Agreed.  If I add an option to let userspace opt in to the
signal-sending behavior, I'd want to convince myself that all callers
of access_ok should be affected.

> I wonder if we could just make access_ok() use a trap instead of just
> the regular compares (and then in the trap handler do the same logic
> as in the page fault handler)? Sadly, the 'bounds' instruction doesn't
> work for this (in 32-bit mode it does a *signed* compare, and in
> 64-bit mode it no longer exists), but something like that might.
>

I suspect that bounds is considerably slower than a comparison anyway.

FWIW, there's a different optimization that could make a lot of this
code much nicer: using asm goto for the failure path in get_user, etc.
 The failure path is already a branch, and if gcc could be convinced
to generate sensible code for:

if (put_user(...)) goto out;
if (put_user(...)) goto out;
if (put_user(...)) goto out;
if (put_user(...)) goto out;

then the uaccess_err mechanism and a whole lot of bitwise ors could go away.

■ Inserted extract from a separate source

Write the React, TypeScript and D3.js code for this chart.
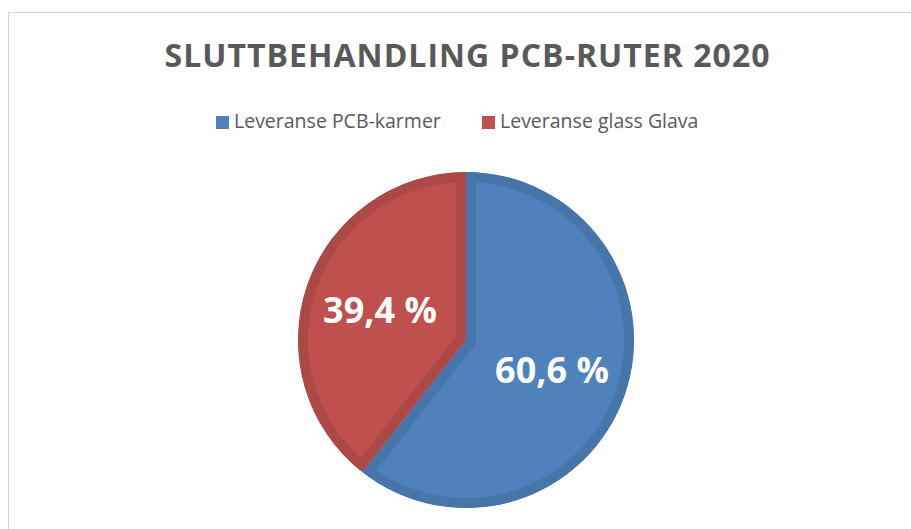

Sadly, gcc (at least 4.5 and 4.6) has weird limitations on the kind of
constraints allowed on asm goto that, IIRC, make get_user impossible
and put_user a little dicey.  (I could have that backwards.)

> That said, I think that your patch looks acceptable as a "let's fix
> vsyscalls without doing the bigger change". But I really don't see why
> ptr==0 would be special.
>
> So I think your write_ok_or_segv() function should just be
>
>   static bool write_ok_or_segv(unsigned long ptr, size_t size)
>   {
>      if (access_ok(ptr, size))
>         return true;
>
>       .. send signal ...
>
>      return false;
>   }
>
> instead of that odd thing you have now.

Or a comment to clarify it.  Alternatively I could ignore the issue
because access to 0 is okay in the access_ok sense anyway.